The good news is they’re hosting their annual fundraiser in a new parking lot. The not-as-good-as-it-sounds news is a fire escape to a housing unit there is in such a condition a bear visiting several days ago was unable to climb its stairs.
The 12th annual Friends of the Poor Run/Walk is scheduled Saturday beginning at 9 a.m. to benefit the Society of St. Vincent de Paul Juneau. Events include a 5K race from the FAA building to the Airport Dike Trail at 9 a.m., and a walk beginning at at 10 a.m. from Vincent de Paul’s thrift store at 9151 Glacier Highway to the organization’s Teal Street shelter, where refreshments will be served in the parking lot and tours offered of the housing and other facilities there.
The race fee for adults is $25 and donations will be accepted at other events, with the organization planning to use half of the proceeds as aid for residents and half for a series of building projects that are at mid-stage, said Executive Director Dave Ringle. He’s also hoping the event will revive interest among residents about getting involved in helping with situations that have become more difficult during past year.
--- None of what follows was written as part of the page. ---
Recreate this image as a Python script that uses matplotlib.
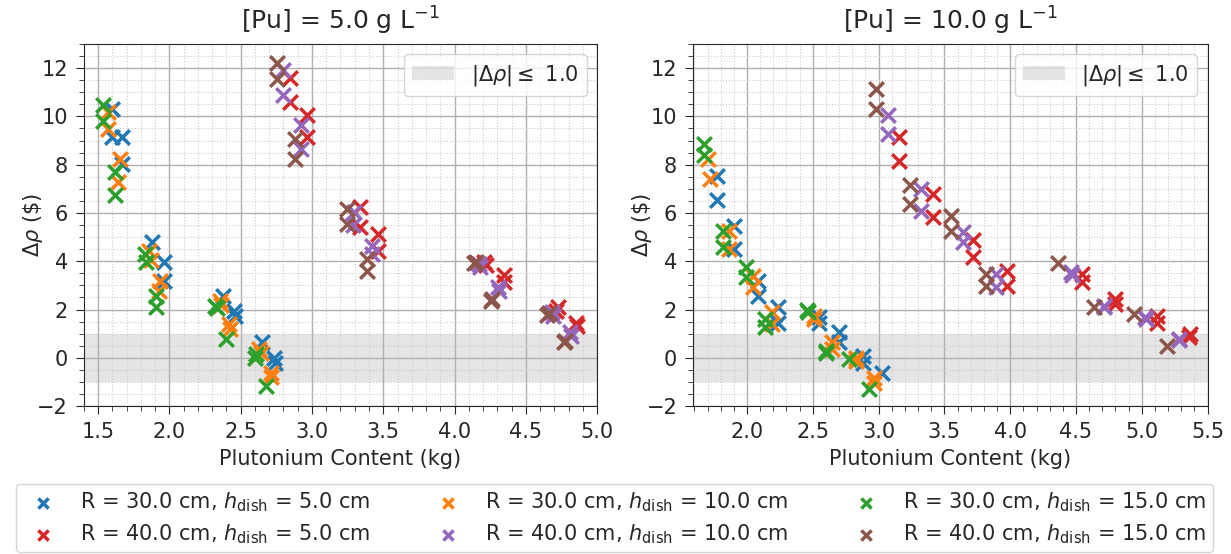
import matplotlib
matplotlib.use("Agg")
import matplotlib.pyplot as plt

plt.rcParams["font.size"] = 15
plt.rcParams["text.color"] = "#262626"
plt.rcParams["axes.labelcolor"] = "#262626"
plt.rcParams["xtick.color"] = "#262626"
plt.rcParams["ytick.color"] = "#262626"
plt.rcParams["xtick.major.size"] = 6
plt.rcParams["ytick.major.size"] = 6
plt.rcParams["xtick.minor.size"] = 3.5
plt.rcParams["ytick.minor.size"] = 3.5
plt.rcParams["xtick.major.pad"] = 5.5
plt.rcParams["ytick.major.pad"] = 5.5

# series labels, in plotting order (colours C0..C5)
labels = [
    r"R = 30.0 cm, $h_{\rm dish}$ = 5.0 cm",
    r"R = 30.0 cm, $h_{\rm dish}$ = 10.0 cm",
    r"R = 30.0 cm, $h_{\rm dish}$ = 15.0 cm",
    r"R = 40.0 cm, $h_{\rm dish}$ = 5.0 cm",
    r"R = 40.0 cm, $h_{\rm dish}$ = 10.0 cm",
    r"R = 40.0 cm, $h_{\rm dish}$ = 15.0 cm",
]
titles = [r"[Pu] = 5.0 g L$^{-1}$", r"[Pu] = 10.0 g L$^{-1}$"]

# ---- [Pu] = 5.0 g/L ----
x5_r30h5 = [1.596, 1.60, 1.666, 1.666, 1.877, 1.959, 1.959, 2.376, 2.451, 2.46, 2.65, 2.732, 2.74]
y5_r30h5 = [10.32, 9.14, 9.14, 8.03, 4.78, 3.95, 3.19, 2.57, 1.95, 1.75, 0.64, 0.01, -0.2]
x5_r30h10 = [1.572, 1.572, 1.655, 1.636, 1.853, 1.87, 1.936, 1.925, 2.352, 2.36, 2.42, 2.425, 2.627, 2.64, 2.709, 2.712]
y5_r30h10 = [10.18, 9.49, 8.24, 7.27, 4.44, 4.05, 3.19, 2.75, 2.36, 2.2, 1.40, 1.2, 0.36, 0.2, -0.61, -0.8]
x5_r30h15 = [1.537, 1.537, 1.62, 1.62, 1.83, 1.835, 1.908, 1.908, 2.322, 2.33, 2.40, 2.603, 2.61, 2.68]
y5_r30h15 = [10.46, 9.83, 7.69, 6.76, 4.3, 3.95, 2.57, 2.09, 2.16, 2.07, 0.78, 0.01, 0.15, -1.16]
x5_r40h5 = [2.844, 2.844, 2.967, 2.967, 3.336, 3.34, 3.463, 3.463, 4.208, 4.22, 4.344, 4.35, 4.723, 4.71, 4.852, 4.86]
y5_r40h5 = [11.6, 10.6, 10.04, 9.14, 6.24, 5.41, 5.13, 4.44, 3.95, 3.85, 3.45, 3.15, 2.09, 1.95, 1.45, 1.3]
x5_r40h10 = [2.798, 2.798, 2.924, 2.924, 3.294, 3.29, 3.423, 3.423, 4.172, 4.18, 4.306, 4.31, 4.681, 4.69, 4.812, 4.82]
y5_r40h10 = [11.91, 10.87, 9.63, 8.66, 6.03, 5.5, 4.65, 4.30, 3.89, 3.75, 2.92, 2.75, 1.88, 1.75, 1.05, 0.9]
x5_r40h15 = [2.751, 2.751, 2.884, 2.884, 3.248, 3.248, 3.383, 3.383, 4.137, 4.15, 4.259, 4.262, 4.648, 4.66, 4.77, 4.775]
y5_r40h15 = [12.21, 11.56, 9.07, 8.24, 6.17, 5.55, 4.10, 3.61, 3.91, 3.95, 2.36, 2.45, 1.78, 1.85, 0.64, 0.7]

# ---- [Pu] = 10.0 g/L ----
x10_r30h5 = [1.771, 1.771, 1.903, 1.903, 2.081, 2.081, 2.234, 2.234, 2.547, 2.55, 2.70, 2.70, 2.878, 2.878, 3.023]
y10_r30h5 = [7.55, 6.54, 5.48, 4.51, 3.19, 2.57, 2.09, 1.45, 1.67, 1.45, 1.05, 0.64, 0.08, -0.2, -0.61]
x10_r30h10 = [1.707, 1.72, 1.86, 1.86, 2.046, 2.046, 2.19, 2.19, 2.508, 2.51, 2.649, 2.649, 2.827, 2.83, 2.966, 2.966]
y10_r30h10 = [8.24, 7.41, 5.27, 4.5, 3.40, 2.92, 1.88, 1.4, 1.74, 1.6, 0.64, 0.36, 0.01, -0.15, -0.85, -1.05]
x10_r30h15 = [1.674, 1.674, 1.82, 1.82, 1.995, 1.995, 2.14, 2.14, 2.458, 2.46, 2.598, 2.60, 2.776, 2.924]
y10_r30h15 = [8.84, 8.4, 5.27, 4.58, 3.75, 3.33, 1.60, 1.26, 1.98, 1.9, 0.29, 0.2, -0.05, -1.3]
x10_r40h5 = [3.157, 3.157, 3.412, 3.412, 3.717, 3.717, 3.972, 3.972, 4.544, 4.544, 4.794, 4.794, 5.117, 5.117, 5.363, 5.36]
y10_r40h5 = [9.14, 8.15, 6.79, 5.82, 4.88, 4.16, 3.61, 2.99, 3.47, 3.12, 2.44, 2.23, 1.74, 1.46, 0.98, 0.88]
x10_r40h10 = [3.073, 3.073, 3.323, 3.323, 3.641, 3.641, 3.895, 3.895, 4.463, 4.47, 4.71, 4.71, 5.028, 5.03, 5.282, 5.28]
y10_r40h10 = [10.04, 9.28, 7.0, 6.1, 5.20, 4.78, 3.47, 2.92, 3.54, 3.45, 2.16, 2.1, 1.67, 1.6, 0.78, 0.72]
x10_r40h15 = [2.979, 2.979, 3.241, 3.241, 3.547, 3.547, 3.819, 3.819, 4.366, 4.634, 4.939, 5.193]
y10_r40h15 = [11.15, 10.32, 7.14, 6.38, 5.89, 5.27, 3.47, 2.99, 3.91, 2.09, 1.81, 0.50]

panels = [
    [(x5_r30h5, y5_r30h5), (x5_r30h10, y5_r30h10), (x5_r30h15, y5_r30h15),
     (x5_r40h5, y5_r40h5), (x5_r40h10, y5_r40h10), (x5_r40h15, y5_r40h15)],
    [(x10_r30h5, y10_r30h5), (x10_r30h10, y10_r30h10), (x10_r30h15, y10_r30h15),
     (x10_r40h5, y10_r40h5), (x10_r40h10, y10_r40h10), (x10_r40h15, y10_r40h15)],
]
xlims = [(1.4, 5.0), (1.59, 5.5)]

fig = plt.figure(figsize=(12.31, 5.54), dpi=100)
ax1 = fig.add_axes([0.0682, 0.267, 0.4168, 0.6536])
ax2 = fig.add_axes([0.563, 0.267, 0.418, 0.6536])

handles = []
for ax, series, title, xl in zip([ax1, ax2], panels, titles, xlims):
    hs = []
    for i, (xs, ys) in enumerate(series):
        h = ax.scatter(xs, ys, marker="x", s=110, linewidths=2.5,
                       color=f"C{i}", label=labels[i], zorder=3)
        hs.append(h)
    handles = hs
    span = ax.axhspan(-1, 1, color="gray", alpha=0.2, lw=0,
                      label=r"$|\Delta\rho| \leq$ 1.0")
    ax.legend(handles=[span], loc="upper right")
    ax.set_xlim(*xl)
    ax.set_ylim(-2, 13)
    ax.set_yticks(range(-2, 13, 2))
    ax.minorticks_on()
    ax.grid(which="major", color="#b0b0b0", lw=1)
    ax.grid(which="minor", color="#cccccc", lw=0.8, ls=":")
    for s in ax.spines.values():
        s.set_color("#262626")
    ax.set_title(title, pad=10)
    ax.set_xlabel("Plutonium Content (kg)", labelpad=5)
    ax.set_ylabel(r"$\Delta\rho$ (\$)")
    ax.yaxis.set_label_coords(-0.076, 0.5)

# reorder so rows read R=30 then R=40
order = [0, 3, 1, 4, 2, 5]
fig.legend([handles[k] for k in order], [labels[k] for k in order],
           loc="lower left", ncol=3, mode="expand",
           bbox_to_anchor=(0.011, 0.0, 0.976, 0.12),
           markerscale=0.7, borderaxespad=0.1, borderpad=0.3,
           labelspacing=0.4)

fig.savefig("out.png", dpi=100)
“What we really need to do is get people back into volunteering,” he said Wednesday, noting involvement declined due to the COVID-19 pandemic and because many current volunteers are getting older.
The Teal Street complex — which has 57 of St. Vincent’s 101 local low-income residential units — including family, senior and short-term shelter housing, plus other facilities such as a free store — is a mixture of renovated and outdated infrastructure. Some flooring is new while other sections need replacing, as is the case with kitchen items. The parking lot was repaved during the past year, but a fire escape from the second-floor housing units needs handrail repairs and other improvements (even if the narrowness kept a bear away).
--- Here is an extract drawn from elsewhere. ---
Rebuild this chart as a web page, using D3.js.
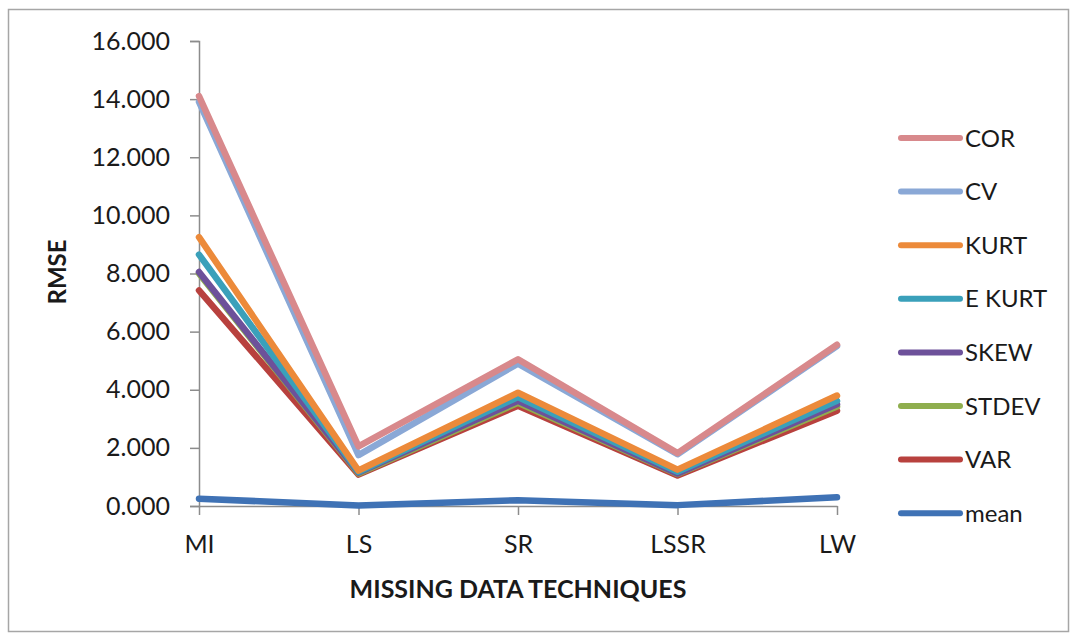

Ringle said there was a deferred maintenance list totalling about $2 million for St. Vincent’s facilities in Juneau, and so far they are about halfway through the list. Much of the funds are coming from sales at the thrift store, as well as government and other grants.
“Eventually, the goal is to have enough money coming from the thrift store to maintain the buildings with a little bit for rent,” he said. Despite the hardships of the pandemic, so far “people have been more generous than we thought.”
Then there’s just letting people know what housing, services and assistance is available from the local chapter of St. Vincent de Paul, since its website was last updated two years ago due to the pandemic disrupting plans.
“We’re the best-kept secret in town,” Ringle said, referring to services currently being offered local residents may not know about.
Ringle became the organization’s executive director in February of 2020 and thus was immediately confronted with the vast difficulties posed by the pandemic. But in some ways it’s the “recovery” period — including the end of an eviction moratorium this year – that is posing the biggest challenges.
“The peak of the housing crisis happened this spring and summer,” he said.
All of the organization’s housing units throughout Juneau are occupied, but some progress is being made on addressing the backlog such as the 24 senior housing units at Teal Street, Ringle said.
“I was given a waiting list of 92,” he said. “It was down to 10 last year.”
Not all the need involves housing. Ringle said help is needed at Dan Austin Free Store at the Teal Street complex, for instance, which is “full” due in part to the need for volunteers able to sort donations and staff the store. St. Vincent’s also provides food assistance at its Teal Street facility, food baskets for Thanksgiving and Christmas, and home visits to people needing assistance such as keeping utilities connected.